I have been teaching music for 10 years and I’m not sure how I fell into this except that it must be God’s will. I hardly felt qualified to teach, as I didn’t get a degree in it like many. Although, I did have much experience in the field of music and performing through private lessons, master classes and performing in theater. If I think back to when I was a kid, I was always teaching in some form or fashion. I was drawn to teaching early on, and again I am not sure why. Whether it was “playing school” or gathering the little kids in the fellowship hall at the church and teaching them Bible stories, or teaching the neighborhood kids to tap dance; I didn’t think about it, I just did it and I enjoyed it. It felt natural to me. And in all those different teaching circumstances, it just seemed like I was sharing the things that I had learned and passed it on. I believe God gave me the desire to teach, but even though it felt natural as a kid and young adult, as I got older I struggled with more insecurities and my inadequacies seemed larger. Wouldn’t more experience make you feel better? It got me thinking, confidence and fulfillment doesn’t come from more accomplishments or degrees. In and of themselves these things are wonderful but when accomplishments and degrees are self focused it just opens up a pandora’s box of how little you really have accomplished. The more you know, the more you realize you don’t know and the cycle goes. The more I accomplish the more I realize I need to accomplish and I start heaping accomplishment after accomplishment in search for the ultimate fulfillment in where I can say “I finally did it! I’m fulfilled!” Each accomplishment feels good for a moment but then we are left empty. So why even strive for anything at all you say?

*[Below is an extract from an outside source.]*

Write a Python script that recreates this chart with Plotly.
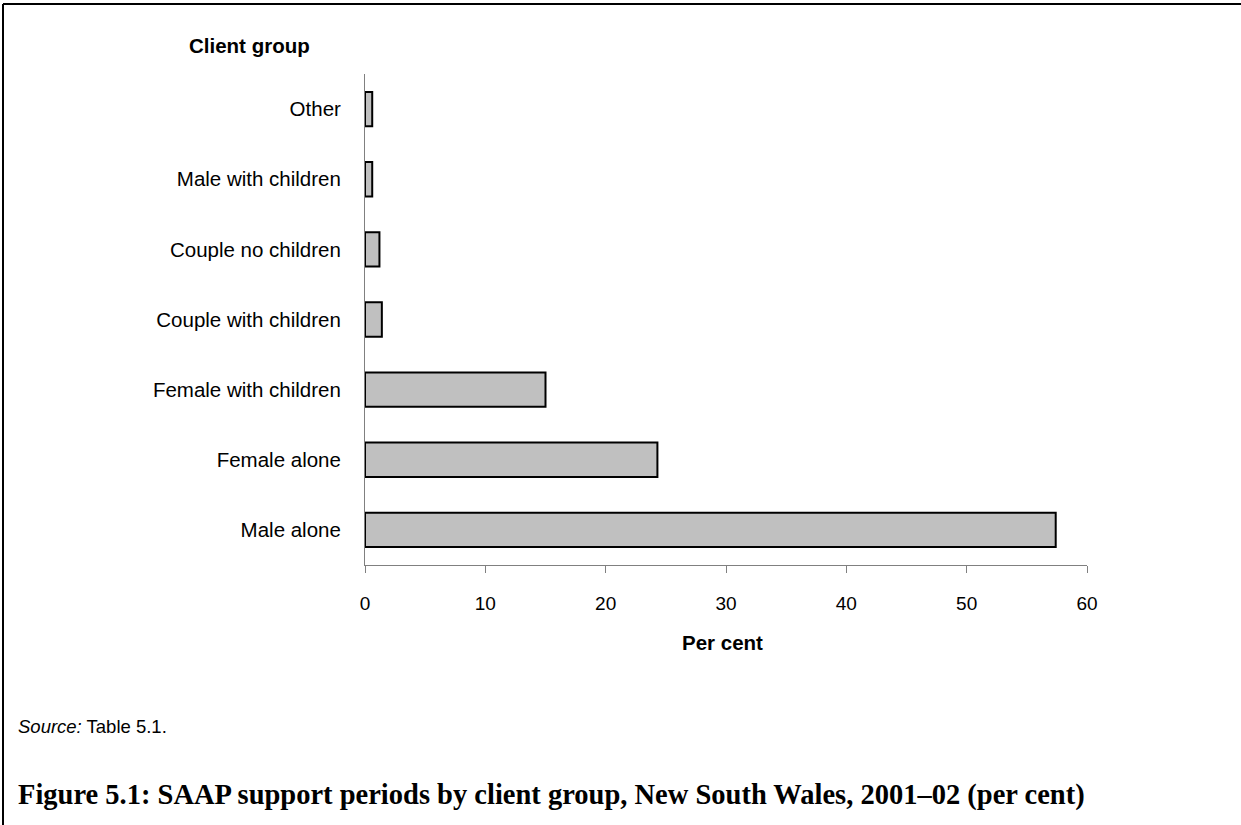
import plotly.graph_objects as go

categories = ["Male alone", "Female alone", "Female with children", "Couple with children",
              "Couple no children", "Male with children", "Other"]
values = [57.4, 24.3, 15.0, 1.4, 1.2, 0.6, 0.6]
x_ticks = [0, 10, 20, 30, 40, 50, 60]

W, H = 1241, 825

fig = go.Figure()
fig.add_trace(go.Bar(
    y=categories, x=values, orientation="h",
    marker=dict(color="#C0C0C0", line=dict(color="#000000", width=2)),
    width=0.49, hoverinfo="x+y"
))

fig.update_layout(
    width=W, height=H, autosize=False,
    margin=dict(l=0, r=0, t=0, b=0, pad=0, autoexpand=False),
    paper_bgcolor="white", plot_bgcolor="white",
    showlegend=False,
    font=dict(family="Liberation Sans, Arial, sans-serif", size=19, color="#000000"),
    xaxis=dict(
        domain=[365 / W, 1087 / W], range=[0, 60], tickvals=x_ticks, automargin=False,
        showgrid=False, zeroline=False, showline=True, linecolor="#808080", linewidth=1,
        ticks="outside", ticklen=7, tickcolor="#808080", ticklabelstandoff=14,
        tickfont=dict(size=19),
    ),
    yaxis=dict(
        domain=[1 - 565 / H, 1 - 74 / H], range=[-0.5, 6.5], automargin=False,
        categoryorder="array", categoryarray=categories,
        showgrid=False, zeroline=False, showline=True, linecolor="#808080", linewidth=1,
        ticks="", ticklabelstandoff=19, tickfont=dict(size=20.5),
    ),
)

annotations = [
    dict(text="<b>Client group</b>", x=249 / W, y=1 - 45 / H, xanchor="center", yanchor="middle",
         font=dict(size=20.5)),
    dict(text="<b>Per cent</b>", x=722 / W, y=1 - 642 / H, xanchor="center", yanchor="middle",
         font=dict(size=20.5)),
    dict(text="<i>Source:</i> Table 5.1.", x=16 / W, y=1 - 726 / H, xanchor="left", yanchor="middle",
         font=dict(size=18.5)),
    dict(text="<b>Figure 5.1: SAAP support periods by client group, New South Wales, 2001\u201302 (per cent)</b>",
         x=16 / W, y=1 - 795 / H, xanchor="left", yanchor="middle",
         font=dict(family="Liberation Serif, Times New Roman, serif", size=28.5)),
]
for a in annotations:
    fig.add_annotation(xref="paper", yref="paper", showarrow=False, **a)

fig.add_shape(type="line", xref="paper", yref="paper", x0=3 / W, x1=1, y0=1 - 4 / H, y1=1 - 4 / H,
              line=dict(color="black", width=2))
fig.add_shape(type="line", xref="paper", yref="paper", x0=3 / W, x1=3 / W, y0=1 - 4 / H, y1=0,
              line=dict(color="black", width=2))

fig.write_html(
    "out.html",
    config={"displayModeBar": False},
    post_script="document.body.style.margin='0';document.body.style.overflow='hidden';"
                "document.documentElement.style.overflow='hidden';",
)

Striving for your dreams and the desires that God has placed in your heart is wonderful thing, but the only way it is finally fulfilling is when you go after it for one reason, not for your own glory but the glory of God alone. At the end of nearly every musical piece that Bach composed, were the initials SDG(Soli Deo Gloria, “To God be alone the Glory”) One of his famous quotes and what he lived for;
“The aim and final end of all music should be none other than the glory of God and the refreshment of the soul.” J.S. Bach
We are all given different gifts, and talents. No matter what it is, big or small, give it away. In everything, do it all for the glory of God. This is where our ultimate fulfillment lies. I have to submit to this truth every day to put to death the rearing head of self-first.
Lord help me to be and do my best according to your will so that I can in return give my best not for my glory but your glory alone!